Tuesday, June 11, 2013

Three Support Levels To Define Your Risk

By Harlan Pyan

The following is an excerpt from today’s premium report by All About Trends. Enjoy a free 15 day trial to their service and receive daily stock picks, market analysis, and a complete trading plan.

Use trend channels, lateral supports and the 50-day average to define your risk.

We talk all the time about 3 common support zones around here:

1. Trend channels when they apply and usually are annotated on the charts in green

2. Lateral support zone and usually are annotated on the charts in blue

3. And typically the 50 day average.

All of these define risk. Here’s what we mean by that.

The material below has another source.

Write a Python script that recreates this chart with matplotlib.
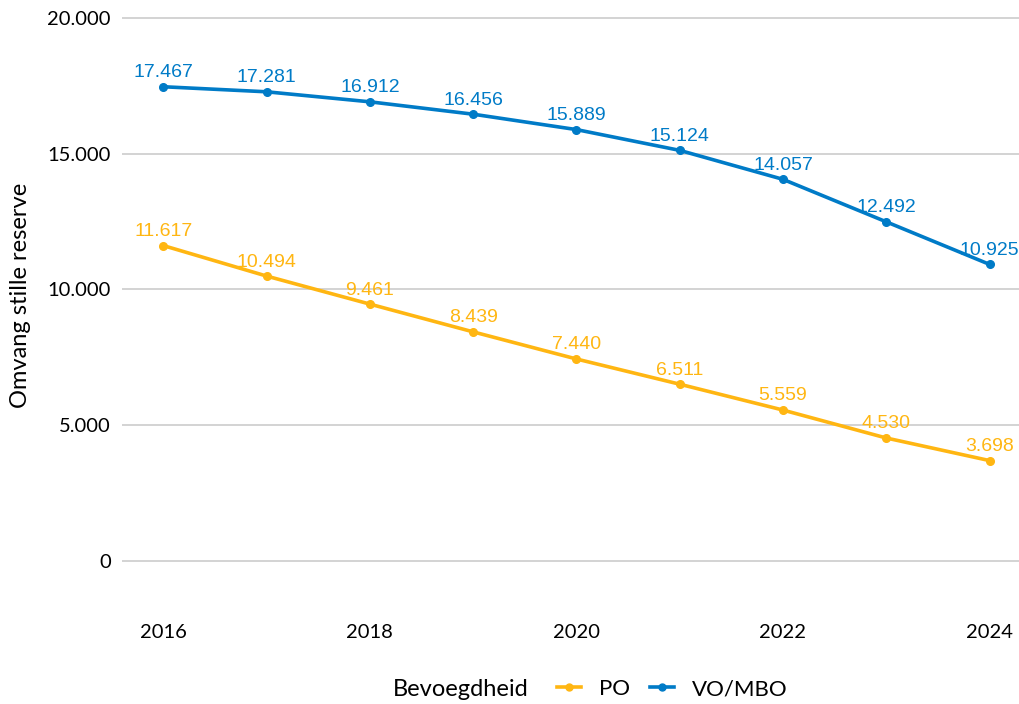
import matplotlib
matplotlib.use('Agg')
from matplotlib import pyplot as plt
from matplotlib.ticker import FuncFormatter
from matplotlib.lines import Line2D

years = [2016, 2017, 2018, 2019, 2020, 2021, 2022, 2023, 2024]
po = [11617, 10494, 9461, 8439, 7440, 6511, 5559, 4530, 3698]
vo_mbo = [17467, 17281, 16912, 16456, 15889, 15124, 14057, 12492, 10925]
series_names = ['PO', 'VO/MBO']
y_ticks = [0, 5000, 10000, 15000, 20000]
x_ticks = [2016, 2018, 2020, 2022, 2024]

col_po = '#FFB612'
col_vo = '#007BC7'
tick_font = 'Lato'
label_font = 'Liberation Sans'


def dotted(v, pos=None):
    return '{:,}'.format(int(v)).replace(',', '.')


fig = plt.figure(figsize=(10.2, 7.04), dpi=100)
ax = fig.add_axes([0.1196, 0.1723, 0.891, 0.8176])

for vals, col in [(po, col_po), (vo_mbo, col_vo)]:
    ax.plot(years, vals, color=col, lw=2.6, marker='o', ms=5.5, zorder=3)
    for x, v in zip(years, vals):
        ax.annotate(dotted(v), (x, v), xytext=(0, 4), textcoords='offset points',
                    ha='center', va='bottom', color=col, fontsize=14,
                    family=label_font, zorder=4)

ax.set_xlim(2015.6, 2024.4)
ax.set_ylim(-800, 20400)
ax.set_xticks(x_ticks)
ax.set_yticks(y_ticks)
ax.yaxis.set_major_formatter(FuncFormatter(dotted))
ax.grid(axis='y', color='#cccccc', lw=1.2)
ax.grid(axis='x', visible=False)
ax.set_axisbelow(True)
for s in ax.spines.values():
    s.set_visible(False)
ax.tick_params(length=0, labelsize=14.5, pad=8)
ax.tick_params(axis='x', pad=30)
for t in ax.get_xticklabels() + ax.get_yticklabels():
    t.set_family(tick_font)
ax.set_ylabel('Omvang stille reserve', fontsize=17, family=tick_font, labelpad=12)

fig.text(0.385, 0.021, 'Bevoegdheid', fontsize=17, family=tick_font, va='center')
handles = [Line2D([], [], color=col_po, lw=2.6, marker='o', ms=5),
           Line2D([], [], color=col_vo, lw=2.6, marker='o', ms=5)]
fig.legend(handles, series_names, loc='center left', bbox_to_anchor=(0.535, 0.021),
           ncol=2, frameon=False, prop={'family': tick_font, 'size': 16},
           handlelength=1.1, handletextpad=0.8, columnspacing=0.9, borderpad=0)

fig.savefig('out.png', dpi=100)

Take Blackrock- BLK for example.


We see trend channel support in the green line very clearly. As long as the stock is within those green trend lines its overall trend is up.

So let’s say you had a weak emotional moment and chased a bus with it at say $290.

Look at that level and look at the overall trend of the stock. See it? The overall uptrend as defined by the green trend channel is up.

So what’s the problem? Nothing really if you think about it. You are long a stock in an overall uptrend it’s just that it’s pulled back within that overall uptrend below your entry point.

Now let’s say you bought in the face of fear when it and the indexes were down on Monday. What’s the problem here? Nothing really it’s still within an overall uptrend that has pulled back off of uptrend high.

What’s the difference between the two entries? One is you bought near trend channel resistance the other nearer to trend channel support. It’s all about risk definement and managing that risk.

What’s our risk right here then? Well it comes down to trend channel support. What percent is that away from our entry? It’s 2.5%, big deal right?

What if it breaks trend channel support after we buy it and are down in it?

We stop out as the uptrend pattern is no more. BUT before we do that we need to see where a prior support level is in blue or where the 50 day average is because if they are near we may want to hang in to them. In this case the 50 day also just happens to be trend channel support.

Remember supports are floors where stabilization can easily take place and an uptrend can get defended. Our point being just because a stock breaks one type of support doesn’t mean it’s toast you know. Just look at the April lows in the NASDAQ Comp. for that.


The NADSAQ broke trend channel support BUT it stopped at a blue line support just below it. And the rest was history away we went. So if you automatically stopped out it was premature.

What’s the moral of this exercise? Before you take any trade look at a chart and ask yourself, IF you were to be buying it right here what’s your risk percentage wise in the event it were to go to the green line or the blue line or the 50-day average.

This is why we say knowing where supports are helps define ones risk. It also smooths out the volatility folks.

Let’s take it a step further and add a new element that ought to really drive it home which is trade size risk management to the mix.

We try to stick to 5-7% per position when we do a trade AS A GUIDE. When you combine that with everything above you see that the risk to the overall portfolio goes down immensely.

On its own trade size risk management is the saving grace for when a stock goes against you. You see when properly employed on its own you can take a 20% whack on a stock and say with a 5% position the total impact to the overall portfolio is one measly percent.

When you use it in tandem with using trend channels, lateral supports and the 50 day average the risk is even more diminished per trade baring an unforeseen news driven event in after hours over which you have no control over anyway.

So you see? We have multiple layers of risk management per position and per the overall portfolio.

Now let’s apply that to BLK and a portfolio of $100,000:

BLK

From here ($278.33):

To trend channel support is 4%, using 5% of the overall portfolio is 2/10ths of 1 measly % impact to the whole.

To the 50 day average is 4%, using 5% of the overall portfolio is 2/10ths of 1 measly % impact to the whole.

To the blue support line is 6.5%, using 5% of the overall portfolio is 2/10ths of 1% impact

In Summary:

We’ve laid out the risk percentage wise based upon the green uptrend channel, the blue lateral support zones and the 50 day average. Keep in mind that those are also levels where support and stabilization can occur so upon a tag of them it doesn’t mean that you automatically stop out of them. If stabilization at those levels occur and you stopped out? You’ll wish you didn’t.

We added the trade size risk management element to each as well based upon 5% positions.

By doing so, we’ve defined risk two ways visually and we’ve also smoothed out the volatility which in turn smooths out the emotional state as well.

When you look at the percentages as shown you can clearly see there never really is anything to worry about from this point forward when it comes to taking on positions when stocks fluctuate (and let’s face it ALL stocks fluctuate) and go below your purchase price as we’ve just framed the risks and the overall portfolio risk.

That goes a long way to towards managing ones mental stress and state.

In the end you’ll either make a gain, a wash or a loss as it can be no other way. BUT no matter what you have to be willing to take the risk. We hope we’ve been able to lay out how to define and manage that risk with multiple layers.